(Records):
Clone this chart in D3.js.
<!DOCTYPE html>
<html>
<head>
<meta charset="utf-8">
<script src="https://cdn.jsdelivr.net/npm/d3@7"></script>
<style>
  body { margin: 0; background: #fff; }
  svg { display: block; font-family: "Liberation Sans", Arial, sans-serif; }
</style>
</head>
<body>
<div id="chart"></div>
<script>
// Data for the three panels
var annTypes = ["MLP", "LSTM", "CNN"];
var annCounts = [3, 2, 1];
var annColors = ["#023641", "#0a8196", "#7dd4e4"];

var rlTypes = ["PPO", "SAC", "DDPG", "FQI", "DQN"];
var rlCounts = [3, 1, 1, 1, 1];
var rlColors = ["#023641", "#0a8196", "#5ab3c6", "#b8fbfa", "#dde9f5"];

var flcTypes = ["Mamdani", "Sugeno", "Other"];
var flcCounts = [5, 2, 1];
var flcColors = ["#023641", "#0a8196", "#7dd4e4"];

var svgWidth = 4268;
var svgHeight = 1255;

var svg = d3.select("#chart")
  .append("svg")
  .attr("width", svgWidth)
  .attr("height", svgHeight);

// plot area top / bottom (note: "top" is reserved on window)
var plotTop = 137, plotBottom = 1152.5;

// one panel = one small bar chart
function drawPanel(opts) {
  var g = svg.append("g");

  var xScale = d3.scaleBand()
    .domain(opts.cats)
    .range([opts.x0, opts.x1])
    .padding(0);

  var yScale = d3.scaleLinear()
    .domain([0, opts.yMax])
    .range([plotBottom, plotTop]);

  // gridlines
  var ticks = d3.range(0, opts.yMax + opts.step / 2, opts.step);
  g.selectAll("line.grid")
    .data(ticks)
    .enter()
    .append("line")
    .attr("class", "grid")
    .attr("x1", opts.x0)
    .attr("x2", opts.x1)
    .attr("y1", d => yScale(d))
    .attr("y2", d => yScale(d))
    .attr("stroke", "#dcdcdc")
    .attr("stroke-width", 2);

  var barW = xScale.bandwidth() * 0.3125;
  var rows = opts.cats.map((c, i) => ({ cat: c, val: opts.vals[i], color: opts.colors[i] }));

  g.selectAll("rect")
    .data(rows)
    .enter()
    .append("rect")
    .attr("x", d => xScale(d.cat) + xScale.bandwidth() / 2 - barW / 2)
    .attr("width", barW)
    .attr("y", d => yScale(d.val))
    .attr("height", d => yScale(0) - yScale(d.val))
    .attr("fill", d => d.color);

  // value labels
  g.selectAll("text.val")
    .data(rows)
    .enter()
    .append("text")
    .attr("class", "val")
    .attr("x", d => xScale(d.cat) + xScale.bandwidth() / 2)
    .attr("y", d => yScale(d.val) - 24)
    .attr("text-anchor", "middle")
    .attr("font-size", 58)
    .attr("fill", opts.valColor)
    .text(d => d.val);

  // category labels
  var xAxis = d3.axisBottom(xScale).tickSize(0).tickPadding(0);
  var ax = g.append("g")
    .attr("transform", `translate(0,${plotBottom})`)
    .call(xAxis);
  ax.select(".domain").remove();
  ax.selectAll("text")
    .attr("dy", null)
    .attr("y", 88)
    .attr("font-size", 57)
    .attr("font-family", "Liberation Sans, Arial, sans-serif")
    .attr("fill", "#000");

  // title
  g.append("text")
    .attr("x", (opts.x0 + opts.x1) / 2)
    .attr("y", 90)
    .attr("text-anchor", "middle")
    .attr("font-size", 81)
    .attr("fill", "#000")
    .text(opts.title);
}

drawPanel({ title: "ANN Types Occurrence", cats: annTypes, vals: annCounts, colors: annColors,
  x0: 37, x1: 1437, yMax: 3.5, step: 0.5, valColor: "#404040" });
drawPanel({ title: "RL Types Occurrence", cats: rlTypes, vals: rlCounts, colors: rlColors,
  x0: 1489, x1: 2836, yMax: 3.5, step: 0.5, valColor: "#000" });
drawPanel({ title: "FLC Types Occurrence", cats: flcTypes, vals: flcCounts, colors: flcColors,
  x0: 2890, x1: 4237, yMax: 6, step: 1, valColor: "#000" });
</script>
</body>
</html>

* * *

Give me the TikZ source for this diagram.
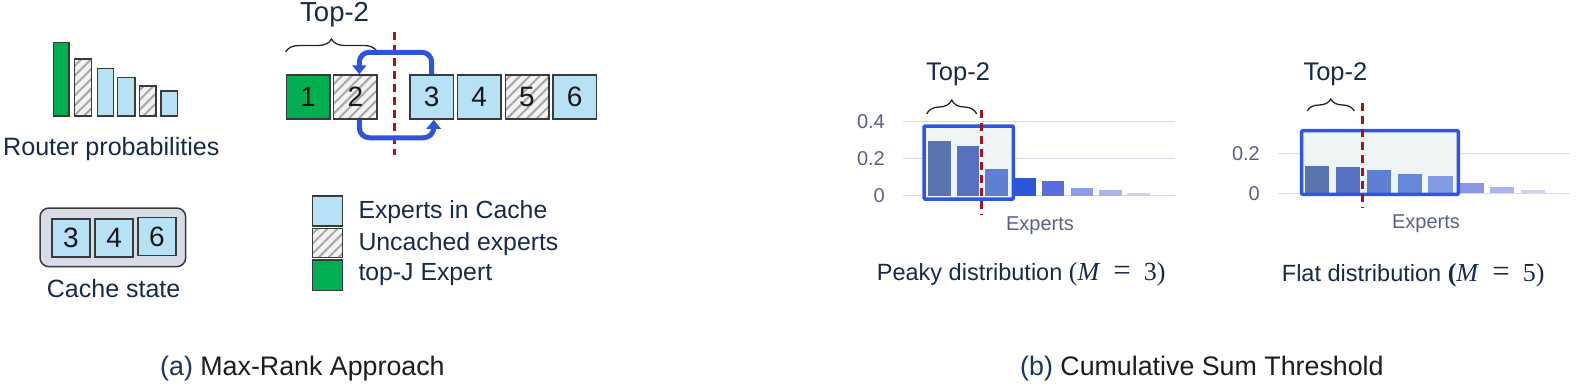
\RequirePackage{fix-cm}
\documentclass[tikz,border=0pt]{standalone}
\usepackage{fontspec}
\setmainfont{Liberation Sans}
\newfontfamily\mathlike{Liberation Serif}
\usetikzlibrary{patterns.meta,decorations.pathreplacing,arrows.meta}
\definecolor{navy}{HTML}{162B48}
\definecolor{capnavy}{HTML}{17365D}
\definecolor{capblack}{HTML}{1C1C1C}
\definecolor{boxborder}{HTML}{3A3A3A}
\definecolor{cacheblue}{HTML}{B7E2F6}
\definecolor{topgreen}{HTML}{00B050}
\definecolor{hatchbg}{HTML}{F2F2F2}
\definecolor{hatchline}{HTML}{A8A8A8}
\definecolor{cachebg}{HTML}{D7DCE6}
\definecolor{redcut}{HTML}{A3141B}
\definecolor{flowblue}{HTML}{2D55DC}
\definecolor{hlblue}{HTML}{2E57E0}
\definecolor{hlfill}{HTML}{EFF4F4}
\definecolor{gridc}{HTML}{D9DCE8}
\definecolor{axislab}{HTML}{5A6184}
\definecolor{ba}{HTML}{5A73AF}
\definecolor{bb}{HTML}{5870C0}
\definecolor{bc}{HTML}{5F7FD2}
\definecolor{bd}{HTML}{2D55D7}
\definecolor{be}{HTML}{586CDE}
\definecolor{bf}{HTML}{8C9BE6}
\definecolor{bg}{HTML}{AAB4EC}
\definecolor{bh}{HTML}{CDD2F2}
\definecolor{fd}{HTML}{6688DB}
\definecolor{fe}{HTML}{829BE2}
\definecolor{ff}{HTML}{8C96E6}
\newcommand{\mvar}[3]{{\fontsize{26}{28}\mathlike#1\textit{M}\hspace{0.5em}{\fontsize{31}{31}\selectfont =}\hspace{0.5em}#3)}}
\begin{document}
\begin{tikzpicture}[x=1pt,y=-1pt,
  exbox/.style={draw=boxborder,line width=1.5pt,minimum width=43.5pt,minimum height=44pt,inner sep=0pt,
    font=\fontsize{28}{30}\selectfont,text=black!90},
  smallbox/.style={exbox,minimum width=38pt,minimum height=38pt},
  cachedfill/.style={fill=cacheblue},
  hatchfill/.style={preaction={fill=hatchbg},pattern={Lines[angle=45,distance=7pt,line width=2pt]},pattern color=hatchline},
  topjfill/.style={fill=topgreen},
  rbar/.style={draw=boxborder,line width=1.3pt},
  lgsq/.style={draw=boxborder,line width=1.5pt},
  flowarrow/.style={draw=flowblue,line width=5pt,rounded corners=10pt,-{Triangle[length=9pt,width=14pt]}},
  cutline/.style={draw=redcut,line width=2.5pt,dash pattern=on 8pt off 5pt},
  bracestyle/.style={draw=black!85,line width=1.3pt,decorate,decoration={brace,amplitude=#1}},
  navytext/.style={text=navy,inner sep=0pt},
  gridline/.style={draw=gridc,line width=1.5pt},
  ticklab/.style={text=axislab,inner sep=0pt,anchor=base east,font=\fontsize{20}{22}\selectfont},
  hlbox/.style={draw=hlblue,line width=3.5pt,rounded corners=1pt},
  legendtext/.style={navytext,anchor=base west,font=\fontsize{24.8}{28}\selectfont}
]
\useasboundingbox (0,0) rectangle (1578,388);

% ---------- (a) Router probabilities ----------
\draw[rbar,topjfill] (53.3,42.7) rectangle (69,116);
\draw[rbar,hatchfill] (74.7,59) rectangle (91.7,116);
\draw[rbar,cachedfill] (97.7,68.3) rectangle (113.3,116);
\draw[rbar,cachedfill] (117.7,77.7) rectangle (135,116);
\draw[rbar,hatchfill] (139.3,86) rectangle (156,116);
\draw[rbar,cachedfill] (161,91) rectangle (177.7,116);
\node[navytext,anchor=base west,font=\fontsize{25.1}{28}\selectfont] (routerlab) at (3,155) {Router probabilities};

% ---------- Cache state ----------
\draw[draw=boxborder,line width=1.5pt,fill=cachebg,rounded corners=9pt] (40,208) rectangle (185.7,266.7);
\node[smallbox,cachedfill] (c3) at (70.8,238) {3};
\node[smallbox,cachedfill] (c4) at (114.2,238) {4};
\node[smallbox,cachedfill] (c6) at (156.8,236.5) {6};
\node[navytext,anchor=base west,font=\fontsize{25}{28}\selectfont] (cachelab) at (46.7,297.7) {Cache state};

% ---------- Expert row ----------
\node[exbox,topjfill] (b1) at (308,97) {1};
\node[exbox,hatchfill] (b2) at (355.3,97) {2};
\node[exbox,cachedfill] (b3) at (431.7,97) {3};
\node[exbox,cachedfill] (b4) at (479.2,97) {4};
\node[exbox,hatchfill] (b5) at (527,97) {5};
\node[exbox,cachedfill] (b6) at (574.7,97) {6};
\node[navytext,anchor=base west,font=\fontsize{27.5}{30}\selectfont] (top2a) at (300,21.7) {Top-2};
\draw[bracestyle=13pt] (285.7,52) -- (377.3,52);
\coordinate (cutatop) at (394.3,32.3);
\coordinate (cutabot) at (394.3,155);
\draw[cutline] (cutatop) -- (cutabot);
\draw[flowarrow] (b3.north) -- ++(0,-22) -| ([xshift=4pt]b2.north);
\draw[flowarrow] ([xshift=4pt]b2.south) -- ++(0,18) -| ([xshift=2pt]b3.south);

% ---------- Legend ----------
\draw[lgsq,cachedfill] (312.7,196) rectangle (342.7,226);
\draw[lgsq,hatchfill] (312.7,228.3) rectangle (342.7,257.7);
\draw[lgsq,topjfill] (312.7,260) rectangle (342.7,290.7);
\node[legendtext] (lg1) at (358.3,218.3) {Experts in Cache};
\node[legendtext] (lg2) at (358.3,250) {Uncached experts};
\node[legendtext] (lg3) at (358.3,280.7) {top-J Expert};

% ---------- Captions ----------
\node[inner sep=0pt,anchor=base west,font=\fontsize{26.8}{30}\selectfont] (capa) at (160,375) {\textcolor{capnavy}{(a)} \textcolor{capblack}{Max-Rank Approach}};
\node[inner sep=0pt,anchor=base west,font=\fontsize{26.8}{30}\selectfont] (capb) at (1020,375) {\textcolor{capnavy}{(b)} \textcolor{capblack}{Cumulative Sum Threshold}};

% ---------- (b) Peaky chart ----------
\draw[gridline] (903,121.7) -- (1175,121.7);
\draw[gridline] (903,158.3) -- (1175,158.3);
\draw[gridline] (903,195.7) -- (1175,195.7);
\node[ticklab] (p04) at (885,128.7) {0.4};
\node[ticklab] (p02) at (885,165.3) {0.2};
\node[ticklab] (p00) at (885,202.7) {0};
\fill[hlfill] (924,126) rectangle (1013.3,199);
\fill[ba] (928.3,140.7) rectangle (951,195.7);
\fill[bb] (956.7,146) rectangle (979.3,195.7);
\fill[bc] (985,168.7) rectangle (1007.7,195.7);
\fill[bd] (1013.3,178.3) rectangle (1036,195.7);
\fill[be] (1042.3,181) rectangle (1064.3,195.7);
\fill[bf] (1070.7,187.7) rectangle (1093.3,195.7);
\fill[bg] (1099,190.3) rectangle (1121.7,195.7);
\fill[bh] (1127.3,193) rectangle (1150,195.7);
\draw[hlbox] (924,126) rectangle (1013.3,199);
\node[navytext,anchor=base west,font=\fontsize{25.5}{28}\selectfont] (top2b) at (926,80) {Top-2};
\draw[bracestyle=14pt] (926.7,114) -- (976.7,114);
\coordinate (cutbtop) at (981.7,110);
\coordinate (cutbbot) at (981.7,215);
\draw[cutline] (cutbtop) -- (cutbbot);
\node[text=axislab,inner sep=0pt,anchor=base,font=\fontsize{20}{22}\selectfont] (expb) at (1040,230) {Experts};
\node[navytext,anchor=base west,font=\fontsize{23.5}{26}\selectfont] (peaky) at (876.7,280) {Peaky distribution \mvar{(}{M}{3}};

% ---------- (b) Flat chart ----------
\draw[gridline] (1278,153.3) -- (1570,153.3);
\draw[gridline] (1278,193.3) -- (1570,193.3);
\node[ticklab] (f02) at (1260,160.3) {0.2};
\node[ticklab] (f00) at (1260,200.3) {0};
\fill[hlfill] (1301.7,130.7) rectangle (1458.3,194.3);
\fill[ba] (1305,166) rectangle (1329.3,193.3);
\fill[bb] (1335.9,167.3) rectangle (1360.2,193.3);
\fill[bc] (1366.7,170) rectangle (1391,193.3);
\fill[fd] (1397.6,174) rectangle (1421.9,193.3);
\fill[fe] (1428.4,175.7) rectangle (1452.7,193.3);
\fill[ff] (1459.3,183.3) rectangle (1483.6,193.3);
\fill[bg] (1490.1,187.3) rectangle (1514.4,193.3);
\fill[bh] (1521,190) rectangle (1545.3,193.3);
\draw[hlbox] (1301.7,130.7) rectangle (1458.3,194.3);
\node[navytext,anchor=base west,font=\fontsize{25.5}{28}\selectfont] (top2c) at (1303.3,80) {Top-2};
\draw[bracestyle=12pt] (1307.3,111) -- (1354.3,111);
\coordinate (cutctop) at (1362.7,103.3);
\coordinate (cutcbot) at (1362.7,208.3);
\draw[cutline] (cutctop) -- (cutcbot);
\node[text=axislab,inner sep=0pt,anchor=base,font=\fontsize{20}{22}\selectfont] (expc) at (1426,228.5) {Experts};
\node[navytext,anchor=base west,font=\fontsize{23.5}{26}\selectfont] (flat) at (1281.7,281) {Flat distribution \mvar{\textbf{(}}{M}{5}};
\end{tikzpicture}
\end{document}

(Short task):
Nothing beyond the lines starting at the line containing "Clone this chart in D3.js." and ending at the line containing "var rows = opts.cats.map((c, i)" is to be reproduced; reproduce those lines exactly, both ends included.

(Output):
Clone this chart in D3.js.
<!DOCTYPE html>
<html>
<head>
<meta charset="utf-8">
<script src="https://cdn.jsdelivr.net/npm/d3@7"></script>
<style>
  body { margin: 0; background: #fff; }
  svg { display: block; font-family: "Liberation Sans", Arial, sans-serif; }
</style>
</head>
<body>
<div id="chart"></div>
<script>
// Data for the three panels
var annTypes = ["MLP", "LSTM", "CNN"];
var annCounts = [3, 2, 1];
var annColors = ["#023641", "#0a8196", "#7dd4e4"];

var rlTypes = ["PPO", "SAC", "DDPG", "FQI", "DQN"];
var rlCounts = [3, 1, 1, 1, 1];
var rlColors = ["#023641", "#0a8196", "#5ab3c6", "#b8fbfa", "#dde9f5"];

var flcTypes = ["Mamdani", "Sugeno", "Other"];
var flcCounts = [5, 2, 1];
var flcColors = ["#023641", "#0a8196", "#7dd4e4"];

var svgWidth = 4268;
var svgHeight = 1255;

var svg = d3.select("#chart")
  .append("svg")
  .attr("width", svgWidth)
  .attr("height", svgHeight);

// plot area top / bottom (note: "top" is reserved on window)
var plotTop = 137, plotBottom = 1152.5;

// one panel = one small bar chart
function drawPanel(opts) {
  var g = svg.append("g");

  var xScale = d3.scaleBand()
    .domain(opts.cats)
    .range([opts.x0, opts.x1])
    .padding(0);

  var yScale = d3.scaleLinear()
    .domain([0, opts.yMax])
    .range([plotBottom, plotTop]);

  // gridlines
  var ticks = d3.range(0, opts.yMax + opts.step / 2, opts.step);
  g.selectAll("line.grid")
    .data(ticks)
    .enter()
    .append("line")
    .attr("class", "grid")
    .attr("x1", opts.x0)
    .attr("x2", opts.x1)
    .attr("y1", d => yScale(d))
    .attr("y2", d => yScale(d))
    .attr("stroke", "#dcdcdc")
    .attr("stroke-width", 2);

  var barW = xScale.bandwidth() * 0.3125;
  var rows = opts.cats.map((c, i) => ({ cat: c, val: opts.vals[i], color: opts.colors[i] }));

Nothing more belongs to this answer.